Then we began the search for our new yacht soon after, we put our H22 on the market in September. We looked at Hurley 27s first before moving on to Hurley 30s but it soon became clear we were not going to find a good one. we liked the size of the H30 but we needed to be able to over winter any yacht we bought up a creek. So in the end we searched the internet looking for bilge keel Westerly Konsort,s  and Sadler 29s. We looked at lots but it was when we got to Poole to see a S29 we knew we had found her, I made a silly low offer subject to survey thinking it might take all the winter to come to an agreement on price but to our suprise the offer was excepted three days later.

After three months of free storage ashore was offered by the broker we decided to leave Elektra in Poole and do the delivery passage in March have got all the winter jobs plus new standing rigging done before she goes in the water.

It was a five hour drive one way to Cobbs Quay in Poole from our home in Cornwall, we looked at Elektra in October and made an offer subject to survey, we visited her again in November for a week after the paperwork and payment had been made to arrange jobs. Again between Christmas and New Year for three days and again in February for final jobs and launch. For our last visit we hired a car one way picking up Bryan our friend and delivery skipper from Plymouth on the way in March 2017. In some ways it would have been far easier to have done the delivery passage at the end of 2016 but while she was in Cobbs Quay, Poole we had new standing rigging, new cabin heater and got Elektra ready for the passage home.

On the way to the sea

Holiday no 2

With more free time and good weather forecasted, we could have another week away, this time a little further away. The plan had been to sail to Fowey and from Fowey to Salcombe but the forecast was showing strong northerlies for Monday, where we normally anchor in Salcombe would be exposed to northerly wind, safe enough but we wouldn’t be able to get off Elektra safely.
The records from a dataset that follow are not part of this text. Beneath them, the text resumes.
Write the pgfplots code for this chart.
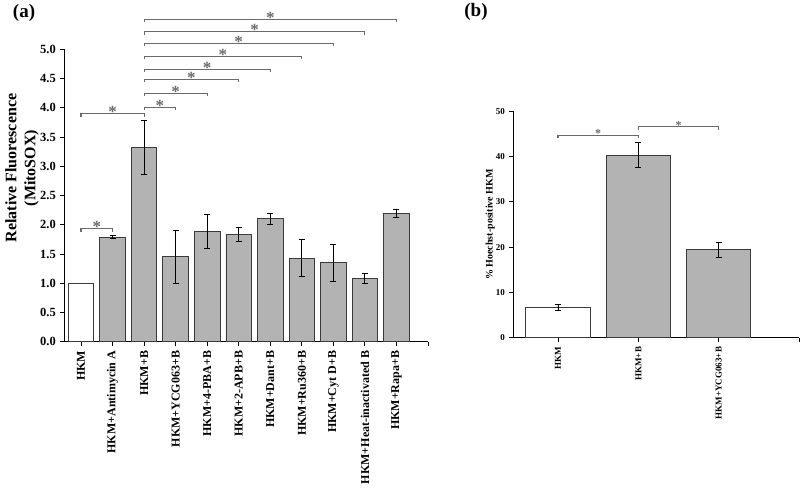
\documentclass[border=0pt]{standalone}
\usepackage{fontspec}
\setmainfont{Liberation Serif}
\usepackage{pgfplots}
\pgfplotsset{compat=1.18}
\definecolor{bargray}{HTML}{B3B3B3}
\definecolor{edgegray}{HTML}{3A3A3A}
\definecolor{sig}{HTML}{6A6A6A}
\tikzset{
  sigline/.style={draw=sig, line width=1.1pt},
  sigstarA/.style={text=sig, font=\bfseries\fontsize{17}{17}\selectfont, anchor=base, inner sep=0pt, yshift=-4pt},
  sigstarB/.style={text=sig, font=\bfseries\fontsize{12}{12}\selectfont, anchor=base, inner sep=0pt, yshift=-2.6pt},
}
% x1, x2, y, xmid, star style
\newcommand{\sigbr}[5]{%
  \draw[sigline] ([yshift=-3pt]axis cs:#1,#3) -- (axis cs:#1,#3) -- (axis cs:#2,#3) -- ([yshift=-3pt]axis cs:#2,#3);
  \node[#5] at (axis cs:#4,#3) {*};}
\pgfplotsset{
  errstyle/.style={error bars/.cd, y dir=both, y explicit,
    error bar style={black, line width=0.9pt},
    error mark options={black, line width=0.9pt, mark size=3pt, rotate=90}},
}
\begin{document}
\begin{tikzpicture}[x=1pt,y=1pt]
\path[use as bounding box] (0,0) rectangle (800,-489);
\node[font=\bfseries\fontsize{19}{19}\selectfont, inner sep=0pt] at (24,-13) {(a)};
\node[font=\bfseries\fontsize{19}{19}\selectfont, inner sep=0pt] at (476,-12) {(b)};
% ---------------- panel (a)
\begin{axis}[
  at={(64pt,-341.7pt)}, anchor=south west, scale only axis,
  width=364pt, height=292.4pt,
  xmin=-0.54, xmax=11, ymin=0, ymax=5,
  axis x line*=bottom, axis y line*=left,
  axis line style={-, black, line width=0.9pt},
  clip=false,
  tick align=outside, major tick length=4pt,
  every tick/.style={black, line width=0.9pt},
  ytick={0,0.5,...,5.0},
  xtick={0,1,...,11},
  xticklabels={HKM,HKM+Antimycin A,HKM+B,HKM+YCG063+B,HKM+4-PBA+B,HKM+2-APB+B,HKM+Dant+B,HKM+Ru360+B,HKM+Cyt D+B,HKM+Heat-inactivated B,HKM+Rapa+B,{}},
  /pgf/number format/.cd, fixed, fixed zerofill, precision=1, assume math mode=true,
  /pgfplots/.cd,
  xticklabel shift=4pt, yticklabel shift=3pt,
  yticklabel style={font=\bfseries\fontsize{12.5}{12.5}\selectfont, inner sep=1pt},
  xticklabel style={font=\bfseries\fontsize{12}{12}\selectfont, rotate=90, anchor=east, inner sep=1pt},
  ylabel={Relative Fluorescence\\(MitoSOX)},
  ylabel style={font=\bfseries\fontsize{16}{19}\selectfont, align=center, at={(axis description cs:-0.115,0.594)}, anchor=center, rotate=0},
]
\addplot[ybar, bar width=25.5pt, bar shift=0pt, fill=white, draw=edgegray, line width=0.9pt]
  coordinates {(0,1.00)};
\addplot[ybar, bar width=25.5pt, bar shift=0pt, fill=bargray, draw=edgegray, line width=0.9pt, errstyle]
  coordinates {
  (1,1.79) +- (0,0.02)
  (2,3.32) +- (0,0.46)
  (3,1.45) +- (0,0.46)
  (4,1.88) +- (0,0.29)
  (5,1.84) +- (0,0.12)
  (6,2.10) +- (0,0.09)
  (7,1.43) +- (0,0.31)
  (8,1.35) +- (0,0.32)
  (9,1.08) +- (0,0.085)
  (10,2.20) +- (0,0.07)
  };
\sigbr{0}{1}{1.93}{0.5}{sigstarA}
\sigbr{0}{2}{3.90}{1}{sigstarA}
\sigbr{2}{3}{4.01}{2.5}{sigstarA}
\sigbr{2}{4}{4.25}{3}{sigstarA}
\sigbr{2}{5}{4.49}{3.5}{sigstarA}
\sigbr{2}{6}{4.66}{4}{sigstarA}
\sigbr{2}{7}{4.88}{4.5}{sigstarA}
\sigbr{2}{8}{5.10}{5}{sigstarA}
\sigbr{2}{9}{5.30}{5.5}{sigstarA}
\sigbr{2}{10}{5.51}{6}{sigstarA}
\end{axis}
% ---------------- panel (b)
\begin{axis}[
  at={(513pt,-337.7pt)}, anchor=south west, scale only axis,
  width=286pt, height=226.5pt,
  xmin=-0.56, xmax=3, ymin=0, ymax=50,
  axis x line*=bottom, axis y line*=left,
  axis line style={-, black, line width=0.9pt},
  clip=false,
  tick align=outside, major tick length=4pt,
  every tick/.style={black, line width=0.9pt},
  ytick={0,10,...,50},
  xtick={0,1,2,3},
  xticklabels={HKM,HKM+B,HKM+YCG063+B,{}},
  /pgf/number format/assume math mode=true,
  xticklabel shift=4pt, yticklabel shift=3pt,
  yticklabel style={font=\bfseries\fontsize{9}{9}\selectfont, inner sep=1pt},
  xticklabel style={font=\bfseries\fontsize{9}{9}\selectfont, rotate=90, anchor=east, inner sep=1pt},
  ylabel={\% Hoechst-positive HKM},
  ylabel style={font=\bfseries\fontsize{10}{12}\selectfont, at={(axis description cs:-0.08,0.5)}, anchor=center, rotate=0},
]
\addplot[ybar, bar width=64.5pt, bar shift=0pt, fill=white, draw=edgegray, line width=0.9pt, errstyle]
  coordinates {(0,6.7) +- (0,0.6)};
\addplot[ybar, bar width=64.5pt, bar shift=0pt, fill=bargray, draw=edgegray, line width=0.9pt, errstyle]
  coordinates {
  (1,40.3) +- (0,2.7)
  (2,19.4) +- (0,1.7)
  };
\sigbr{0}{1}{44.7}{0.5}{sigstarB}
\sigbr{1}{2}{46.6}{1.5}{sigstarB}
\end{axis}
\end{tikzpicture}
\end{document}
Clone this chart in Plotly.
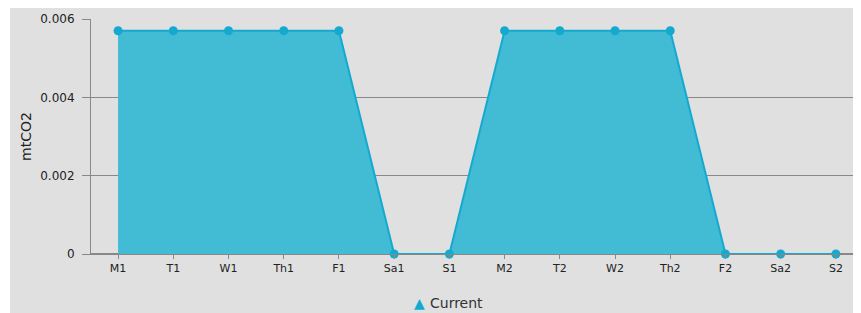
import plotly.graph_objects as go

days = ["M1", "T1", "W1", "Th1", "F1", "Sa1", "S1", "M2", "T2", "W2", "Th2", "F2", "Sa2", "S2"]
current = [0.0057, 0.0057, 0.0057, 0.0057, 0.0057, 0, 0, 0.0057, 0.0057, 0.0057, 0.0057, 0, 0, 0]
y_ticks = [0, 0.002, 0.004, 0.006]
y_tick_text = ["0", "0.002", "0.004", "0.006"]
series_name = "Current"

# page has an 8px body margin, so figure is a bit smaller than the window
W, H = 853, 305
L, R, T, B = 83, 3, 11, 59
pw, ph = W - L - R, H - T - B

fill = "#42bbd5"
line_c = "#14aacf"

fig = go.Figure()
fig.add_trace(go.Scatter(
    x=days, y=current, mode="lines+markers", fill="tozeroy", name=series_name,
    fillcolor=fill, line=dict(color=line_c, width=2),
    marker=dict(color=line_c, size=9), showlegend=False, cliponaxis=False,
))

fig.add_shape(type="rect", xref="paper", yref="paper",
              x0=(2 - L) / pw, x1=1 + R / pw,
              y0=-(B) / ph, y1=1 + T / ph,
              fillcolor="#e0e0e0", line_width=0, layer="below")

# legend drawn as annotations so it doesn't push the plot margins
y_bottom = -B / ph
fig.add_annotation(xref="paper", yref="paper", x=(411 - L) / pw, y=y_bottom,
                   text="▲", showarrow=False, xanchor="center", yanchor="bottom",
                   font=dict(size=14, color=line_c))
fig.add_annotation(xref="paper", yref="paper", x=(420 - L) / pw, y=y_bottom,
                   text=series_name, showarrow=False, xanchor="left", yanchor="bottom",
                   font=dict(size=14, color="#333"))

fig.update_layout(
    width=W, height=H,
    margin=dict(l=L, r=R, t=T, b=B),
    paper_bgcolor="white", plot_bgcolor="#e0e0e0",
    font=dict(family="DejaVu Sans", size=11, color="#333"),
    showlegend=False,
    xaxis=dict(type="category", range=[-0.49, 13.4], showgrid=False,
               showline=True, linecolor="#888", linewidth=1,
               ticks="outside", ticklen=4, tickcolor="#888",
               tickfont=dict(size=11, color="#222")),
    yaxis=dict(range=[0, 0.006], tickvals=y_ticks, ticktext=y_tick_text,
               showgrid=True, gridcolor="#888", gridwidth=1,
               showline=True, linecolor="#888", linewidth=1,
               ticks="outside", ticklen=8, tickcolor="#888", ticklabelstandoff=5,
               zeroline=True, zerolinecolor="#888",
               tickfont=dict(size=12, color="#222"),
               title=dict(text="mtCO2", font=dict(size=14, color="#222"), standoff=5)),
)

fig.write_html("out.html")
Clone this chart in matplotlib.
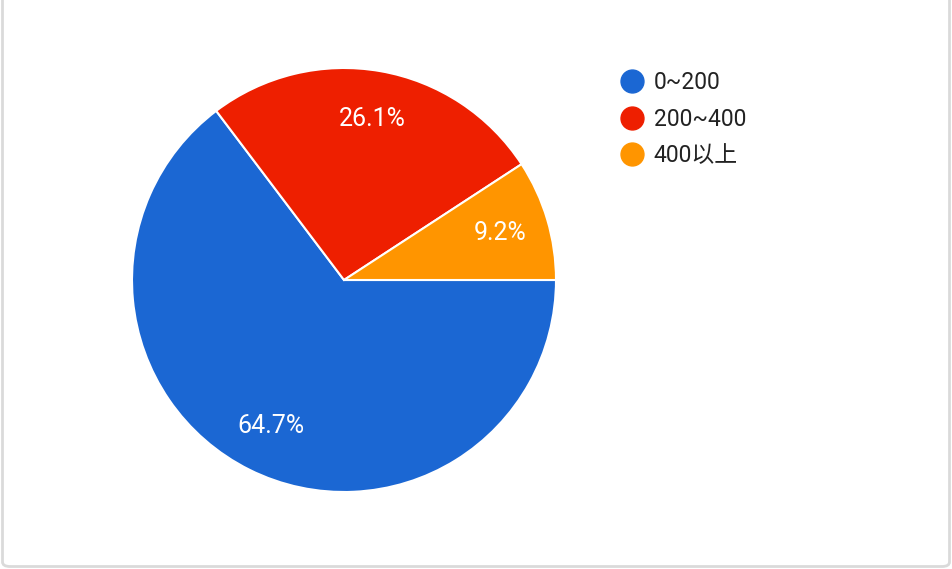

So on Saturday 13th of May we sailed for Fowey, the tide was with us between 1000hrs and 1600hrs but by the time we were ready to leave it was already 1300hrs. Anyway we sailed out off Gillan under full sail with a forecast of NW force3-4. We were wondering why the wind seemed more like SE force3-4! Away still OK. We sailed on for 2hrs before the wind started to die off by which time we had logged 10.5nm. We had to start the engine before getting as far as the Dodman Point which we passed at 1600hrs. Having to continue to motor the rest of the way to Fowey, we picked up a mooring at 1730hrs having logged 24nm.

With the promised forecast, we decided to go to the Yealm River instead of Salcombe for a day and then on to Salcombe later. There wasn’t any need to get away early as the tide was with us between 1130hrs and 1730hrs. We dropped the mooring at 1100hrs and motored out of Fowey The forecast was again NW3-4. The wind started NW3 then NW2-3 then SE2-3 then Westerly 4-5, all of which made for difficult sailing. We sailed some, motorsailed some, motored some. Then later when the wind picked up from the west, l pulled down the main so we could go faster on just the genoa. We moored Elektra to the lower pontoon and 1615hrs having logged 24nm. We were very much alone as you can see from photo, not that we were worried but the harbour master seemed to be very worried that the season had started slowly.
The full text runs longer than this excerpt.